INFORMATION SUPPLIED.
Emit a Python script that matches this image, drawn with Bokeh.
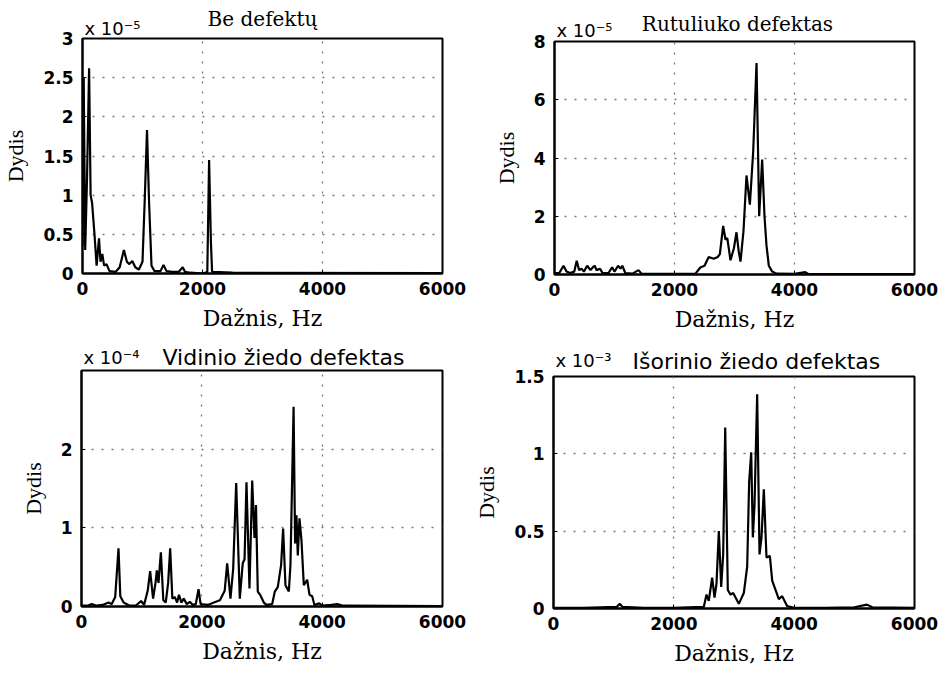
from bokeh.plotting import figure
from bokeh.models import FixedTicker, CustomJSTickFormatter, Label
from bokeh.layouts import column, row
from bokeh.embed import file_html
from bokeh.resources import INLINE

# ---------------- data (values in displayed units) ----------------
x_ticks = [0, 2000, 4000, 6000]

# Be defektu  (x 1e-5)
be_freq = [0, 20, 45, 75, 110, 135, 160, 200, 235, 275, 300, 330, 360, 400, 450, 550, 620, 690, 740,
           780, 830, 880, 940, 1000, 1040, 1075, 1110, 1150, 1200, 1300, 1350, 1400, 1500, 1600, 1670,
           1710, 1800, 2000, 2080, 2110, 2140, 2160, 2500, 6000]
be_val = [0.35, 2.5, 0.3, 1.2, 2.62, 1.0, 0.9, 0.5, 0.1, 0.45, 0.15, 0.25, 0.1, 0.12, 0.03, 0.02, 0.08,
          0.3, 0.15, 0.12, 0.16, 0.08, 0.05, 0.15, 1.0, 1.83, 0.9, 0.1, 0.03, 0.03, 0.11, 0.03, 0.02,
          0.02, 0.08, 0.02, 0.01, 0.0, 0.02, 1.45, 0.4, 0.02, 0.01, 0.005]
be_yticks = [0, 0.5, 1, 1.5, 2, 2.5, 3]

# Rutuliuko defektas (x 1e-5)
rut_freq = [0, 80, 150, 200, 260, 330, 370, 410, 450, 490, 545, 600, 640, 670, 700, 760, 800, 900, 960,
            1000, 1060, 1100, 1130, 1180, 1300, 1400, 1450, 1600, 2000, 2350, 2430, 2500, 2570, 2655,
            2720, 2756, 2811, 2850, 2880, 2933, 2990, 3033, 3070, 3100, 3150, 3200, 3256, 3311, 3367,
            3411, 3461, 3500, 3533, 3572, 3628, 3700, 4000, 4180, 4230, 6000]
rut_val = [0.05, 0.05, 0.3, 0.1, 0.05, 0.1, 0.47, 0.15, 0.2, 0.1, 0.3, 0.15, 0.25, 0.3, 0.15, 0.2, 0.05,
           0.05, 0.25, 0.1, 0.3, 0.2, 0.3, 0.05, 0.03, 0.15, 0.03, 0.02, 0.02, 0.03, 0.24, 0.3, 0.6,
           0.54, 0.6, 0.7, 1.67, 1.2, 1.25, 0.49, 0.9, 1.45, 0.8, 0.44, 1.5, 3.4, 2.4, 4.2, 7.26, 2.0,
           3.95, 2.0, 1.0, 0.3, 0.1, 0.03, 0.02, 0.08, 0.02, 0.01]
rut_yticks = [0, 2, 4, 6, 8]

# Vidinio ziedo defektas (x 1e-4)
vid_freq = [0, 100, 170, 250, 350, 450, 500, 560, 615, 645, 700, 800, 900, 990, 1040, 1100, 1141, 1190,
            1230, 1252, 1280, 1319, 1360, 1400, 1440, 1474, 1510, 1550, 1590, 1620, 1660, 1700, 1750,
            1800, 1850, 1900, 1945, 1980, 2100, 2200, 2300, 2380, 2421, 2476, 2521, 2571, 2631, 2680,
            2710, 2742, 2792, 2837, 2875, 2900, 2930, 2975, 3030, 3075, 3169, 3213, 3263, 3318, 3351,
            3390, 3446, 3473, 3525, 3550, 3573, 3595, 3623, 3656, 3695, 3751, 3789, 3834, 3872, 3950,
            4000, 4150, 4250, 4350, 6000]
vid_val = [0.01, 0.01, 0.03, 0.01, 0.02, 0.05, 0.03, 0.12, 0.74, 0.13, 0.05, 0.01, 0.01, 0.07, 0.02,
           0.2, 0.45, 0.1, 0.3, 0.46, 0.3, 0.69, 0.08, 0.05, 0.3, 0.74, 0.1, 0.12, 0.05, 0.15, 0.05,
           0.1, 0.03, 0.06, 0.02, 0.03, 0.22, 0.03, 0.02, 0.05, 0.08, 0.2, 0.55, 0.1, 0.48, 1.57, 0.1,
           0.55, 0.6, 1.58, 0.23, 1.6, 0.87, 1.29, 0.19, 0.14, 0.05, 0.02, 0.03, 0.19, 0.25, 0.53,
           0.99, 0.27, 0.19, 0.53, 2.54, 0.8, 1.16, 0.65, 1.12, 0.84, 0.27, 0.34, 0.15, 0.13, 0.02,
           0.04, 0.01, 0.02, 0.03, 0.01, 0.005]
vid_yticks = [0, 1, 2]

# Isorinio ziedo defektas (x 1e-3)
iso_freq = [0, 500, 1050, 1100, 1150, 1500, 2000, 2498, 2543, 2581, 2637, 2676, 2709, 2748, 2787, 2820,
            2854, 2897, 2942, 2986, 3080, 3163, 3219, 3252, 3286, 3313, 3341, 3385, 3424, 3457, 3496,
            3540, 3596, 3635, 3690, 3745, 3801, 3884, 4000, 4500, 5000, 5210, 5300, 6000]
iso_val = [0.005, 0.005, 0.01, 0.03, 0.01, 0.005, 0.005, 0.01, 0.09, 0.05, 0.2, 0.07, 0.16, 0.5, 0.14,
           0.35, 1.17, 0.12, 0.09, 0.1, 0.03, 0.1, 0.27, 0.82, 1.01, 0.46, 0.67, 1.385, 0.35, 0.46,
           0.77, 0.33, 0.34, 0.18, 0.12, 0.06, 0.08, 0.015, 0.005, 0.005, 0.008, 0.025, 0.008, 0.005]
iso_yticks = [0, 0.5, 1, 1.5]

# shift = how far the figure is pulled up (the stacked header labels are taller than the wanted top border)
panels = [
    dict(freq=be_freq, val=be_val, yticks=be_yticks, ymax=3, title="Be defektų", mult="x 10⁻⁵",
         serif=True, w=471, h=344, shift=7, border=(29, 64, 81),
         t_x=3000, t_xo=0, t_align="center", t_yo=20, m_yo=10),
    dict(freq=rut_freq, val=rut_val, yticks=rut_yticks, ymax=8, title="Rutuliuko defektas", mult="x 10⁻⁵",
         serif=True, w=472, h=342, shift=4, border=(29, 62, 83),
         t_x=3000, t_xo=3, t_align="center", t_yo=18, m_yo=11),
    dict(freq=vid_freq, val=vid_val, yticks=vid_yticks, ymax=3, title="Vidinio žiedo defektas", mult="x 10⁻⁴",
         serif=False, w=471, h=350, shift=14, border=(29, 68, 81),
         t_x=0, t_xo=81, t_align="left", t_yo=13, m_yo=13),
    dict(freq=iso_freq, val=iso_val, yticks=iso_yticks, ymax=1.5, title="Išorinio žiedo defektas", mult="x 10⁻³",
         serif=False, w=472, h=346, shift=8, border=(29, 64, 82),
         t_x=0, t_xo=79, t_align="left", t_yo=15, m_yo=16),
]

figs = []
for d in panels:
    right, bottom, left = d["border"]
    p = figure(width=d["w"], height=d["h"], x_range=(0, 6000), y_range=(0, d["ymax"]),
               output_backend="svg", toolbar_location=None,
               min_border_top=0, min_border_right=right, min_border_bottom=bottom, min_border_left=left,
               margin=(-d["shift"], 0, 0, 0))
    p.line(d["freq"], d["val"], line_color="black", line_width=2.2)

    p.outline_line_color = "black"
    p.outline_line_width = 2
    p.background_fill_color = "white"
    p.border_fill_alpha = 0

    p.xaxis.ticker = FixedTicker(ticks=x_ticks)
    p.yaxis.ticker = FixedTicker(ticks=d["yticks"])
    p.xaxis.formatter = CustomJSTickFormatter(code="return tick.toString();")
    p.yaxis.formatter = CustomJSTickFormatter(code="return tick.toString();")
    for ax in (p.xaxis[0], p.yaxis[0]):
        ax.axis_line_width = 2
        ax.axis_line_color = "black"
        ax.major_tick_in = 4
        ax.major_tick_out = 0
        ax.minor_tick_line_color = None
        ax.major_label_text_font = "DejaVu Sans"
        ax.major_label_text_font_style = "bold"
        ax.major_label_text_font_size = "17px"
        ax.major_label_text_color = "black"
        ax.axis_label_text_font_style = "normal"
        ax.axis_label_text_color = "black"
    p.xaxis.major_label_standoff = 8
    p.yaxis.major_label_standoff = 9
    p.xaxis.axis_label = "Dažnis, Hz"
    p.xaxis.axis_label_text_font = "DejaVu Serif"
    p.xaxis.axis_label_text_font_size = "22px"
    p.xaxis.axis_label_standoff = 8
    p.yaxis.axis_label = "Dydis"
    p.yaxis.axis_label_text_font = "Liberation Serif"
    p.yaxis.axis_label_text_font_size = "22px"
    p.yaxis.axis_label_standoff = 12

    p.xgrid.ticker = FixedTicker(ticks=x_ticks)
    p.ygrid.ticker = FixedTicker(ticks=d["yticks"])
    for g in (p.xgrid[0], p.ygrid[0]):
        g.grid_line_color = "#777777"
        g.grid_line_dash = "2 8"
        g.grid_line_width = 1.3

    p.add_layout(Label(x=d["t_x"], y=d["ymax"], x_offset=d["t_xo"], y_offset=d["t_yo"], text=d["title"],
                       text_align=d["t_align"], text_baseline="alphabetic",
                       text_font="DejaVu Serif" if d["serif"] else "DejaVu Sans",
                       text_font_size="20px" if d["serif"] else "22px", text_color="black"), "above")
    p.add_layout(Label(x=0, y=d["ymax"], x_offset=2, y_offset=d["m_yo"], text=d["mult"],
                       text_align="left", text_baseline="alphabetic",
                       text_font="DejaVu Sans", text_font_size="18px", text_color="black"), "above")
    figs.append(p)

layout = column(row(figs[0], figs[1]), row(figs[2], figs[3]))
open("out.html", "w").write(file_html(layout, INLINE))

PROBLEM STATEMENT.
Write out nothing but the lines from the start of the data through the line with "be_yticks = [0, 0.5, 1, 1.5, 2, 2.5, 3]". Leave out the pictures.

SOLVED EXERCISE.
Emit a Python script that matches this image, drawn with Bokeh.
from bokeh.plotting import figure
from bokeh.models import FixedTicker, CustomJSTickFormatter, Label
from bokeh.layouts import column, row
from bokeh.embed import file_html
from bokeh.resources import INLINE

# ---------------- data (values in displayed units) ----------------
x_ticks = [0, 2000, 4000, 6000]

# Be defektu  (x 1e-5)
be_freq = [0, 20, 45, 75, 110, 135, 160, 200, 235, 275, 300, 330, 360, 400, 450, 550, 620, 690, 740,
           780, 830, 880, 940, 1000, 1040, 1075, 1110, 1150, 1200, 1300, 1350, 1400, 1500, 1600, 1670,
           1710, 1800, 2000, 2080, 2110, 2140, 2160, 2500, 6000]
be_val = [0.35, 2.5, 0.3, 1.2, 2.62, 1.0, 0.9, 0.5, 0.1, 0.45, 0.15, 0.25, 0.1, 0.12, 0.03, 0.02, 0.08,
          0.3, 0.15, 0.12, 0.16, 0.08, 0.05, 0.15, 1.0, 1.83, 0.9, 0.1, 0.03, 0.03, 0.11, 0.03, 0.02,
          0.02, 0.08, 0.02, 0.01, 0.0, 0.02, 1.45, 0.4, 0.02, 0.01, 0.005]
be_yticks = [0, 0.5, 1, 1.5, 2, 2.5, 3]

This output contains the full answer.